CFLs typically operate at about 50 to 70 lumens per watt and will run for about 8,000 to 18,000 hours before burning out. While they offer a low-cost way to save on lighting energy, they are increasingly being displaced by their better-performing cousins—LEDs.
Light-emitting diodes (LEDs) are quickly gaining ground as the most energy-efficient lighting technology. Although early LED models were bulky, expensive, and not very bright, those products have yielded to a new generation of quality products that use 10% to 30% less energy than CFLs, are easier to dim, and last far longer.
LEDs once operated in a similar efficiency range to CFLs, but can now achieve 85 lumens per watt across a wide range of light output levels, and best-in-class LED designs are headed to 100 lumens per watt—and beyond.
You can find comparisons of more than 17,000 LED lighting products, including information on lumens, watts, efficacy, color rendering index, and correlated color temperature, at lightingfacts.com.
The difference in color quality among incandescents, CFLs, and LEDs can be seen in the spectral distributions graph, which show how much of the light from each source falls within each wavelength of the visible spectrum, and compares that to the human eye’s sensitivity to each of those wavelengths (dotted curve). Note that incandescents (halogens) and LEDs both offer a continuous spectrum of colors, but incandescents tend to be dominant in the reds and fairly limited at the blue end of the spectrum. LEDs are often the reverse. CFLs, on the other hand, only emit light within certain portions of the visible spectrum, so can disappoint some users who are particularly sensitive to subtle color differences.

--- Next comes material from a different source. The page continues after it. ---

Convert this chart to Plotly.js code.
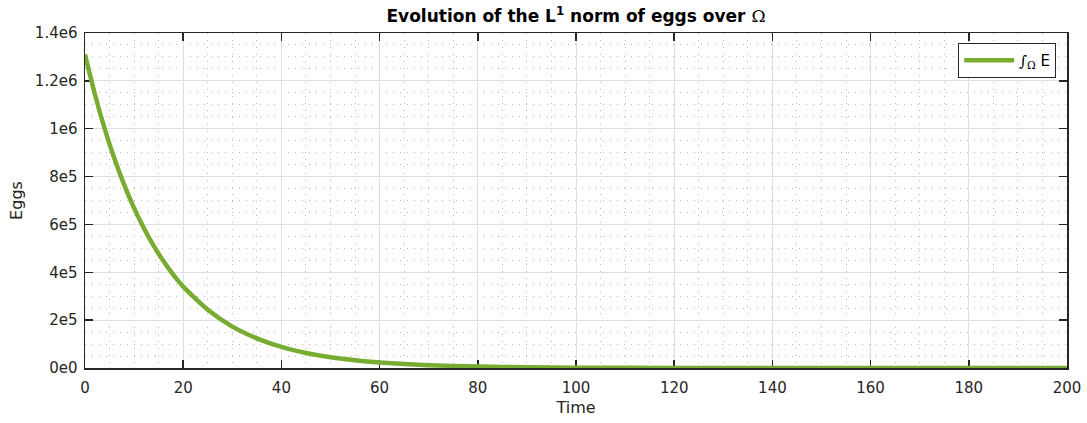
<!DOCTYPE html>
<html>
<head>
<meta charset="utf-8">
<script src="https://cdn.plot.ly/plotly-3.0.1.min.js"></script>
<style>html,body{margin:0;padding:0;background:#fff;}#chart{width:1087px;height:423px;}</style>
</head>
<body>
<div id="chart"></div>
<script>
// Time samples and L1 norm of eggs
const time = [0, 2, 4, 6, 8, 10, 12, 14, 16, 18, 20, 25, 30, 35, 40, 45, 50, 55, 60, 70, 80, 90, 100, 120, 150, 200];
const eggs = [1310000, 1145000, 1000000, 874000, 764000, 668000, 584000, 510000, 446000, 389000, 340000, 243000, 173000, 124000, 88000, 63000, 45000, 32000, 23000, 12000, 6000, 3000, 1500, 300, 0, 0];

const xTickVals = [0, 20, 40, 60, 80, 100, 120, 140, 160, 180, 200];
const yTickVals = [0, 200000, 400000, 600000, 800000, 1000000, 1200000, 1400000];
const yTickText = ['0e0', '2e5', '4e5', '6e5', '8e5', '1e6', '1.2e6', '1.4e6'];

const ink = '#262626';
const fam = 'DejaVu Sans';
const trace = {
  x: time, y: eggs, type: 'scatter', mode: 'lines',
  line: {color: '#77AC30', width: 4.5, shape: 'spline', smoothing: 0.6},
  name: '<span style="font-family:DejaVu Serif"><i>∫</i><sub>Ω</sub></span> E'
};

const axisCommon = {
  showline: true, linecolor: ink, linewidth: 1.5, mirror: 'ticks',
  ticks: 'inside', ticklen: 8, tickwidth: 1.5, tickcolor: ink,
  showgrid: true, gridcolor: '#dedede', gridwidth: 1,
  zeroline: false, layer: 'below traces',
  tickfont: {family: fam, size: 15, color: ink}
};

const layout = {
  width: 1087, height: 423,
  margin: {l: 85, r: 20, t: 33, b: 55},
  paper_bgcolor: '#fff', plot_bgcolor: '#fff',
  font: {family: fam, color: ink},
  title: {
    text: '<b>Evolution of the L<sup>1</sup> norm of eggs over </b><span style="font-family:DejaVu Serif">Ω</span>',
    font: {family: fam, size: 17, color: '#000'},
    x: 0.5, xref: 'paper', y: 0.962, yref: 'container', yanchor: 'middle'
  },
  xaxis: Object.assign({}, axisCommon, {
    range: [0, 200], tickvals: xTickVals, ticklabelstandoff: 5,
    minor: {dtick: 5, showgrid: true, gridcolor: '#b8b8b8', griddash: '1px,6px', gridwidth: 1, ticks: ''},
    title: {text: 'Time', font: {family: fam, size: 16, color: ink}, standoff: 6}
  }),
  yaxis: Object.assign({}, axisCommon, {
    range: [0, 1400000], tickvals: yTickVals, ticktext: yTickText, ticklabelstandoff: 3,
    minor: {dtick: 50000, showgrid: true, gridcolor: '#b8b8b8', griddash: '1px,6px', gridwidth: 1, ticks: ''},
    title: {text: 'Eggs', font: {family: fam, size: 16, color: ink}, standoff: 8}
  }),
  showlegend: true,
  legend: {
    x: 0.989, xanchor: 'right', y: 0.97, yanchor: 'top',
    bgcolor: '#fff', bordercolor: ink, borderwidth: 1,
    itemwidth: 50,
    font: {family: fam, size: 15, color: '#000'}
  }
};

Plotly.newPlot('chart', [trace], layout, {displayModeBar: false, staticPlot: true});
</script>
</body>
</html>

Matching Bulb to Application
Most home applications call for omnidirectional sources of light. “General service” bulbs work well in many kinds of table and floor lamps, enclosed globes, pendant fixtures, and other types of narrow light fixtures that mount close to the ceiling or wall. LEDs are a great option, but make sure they are truly omnidirectional. Many older models that have a snow-cone appearance shine most of their light upward.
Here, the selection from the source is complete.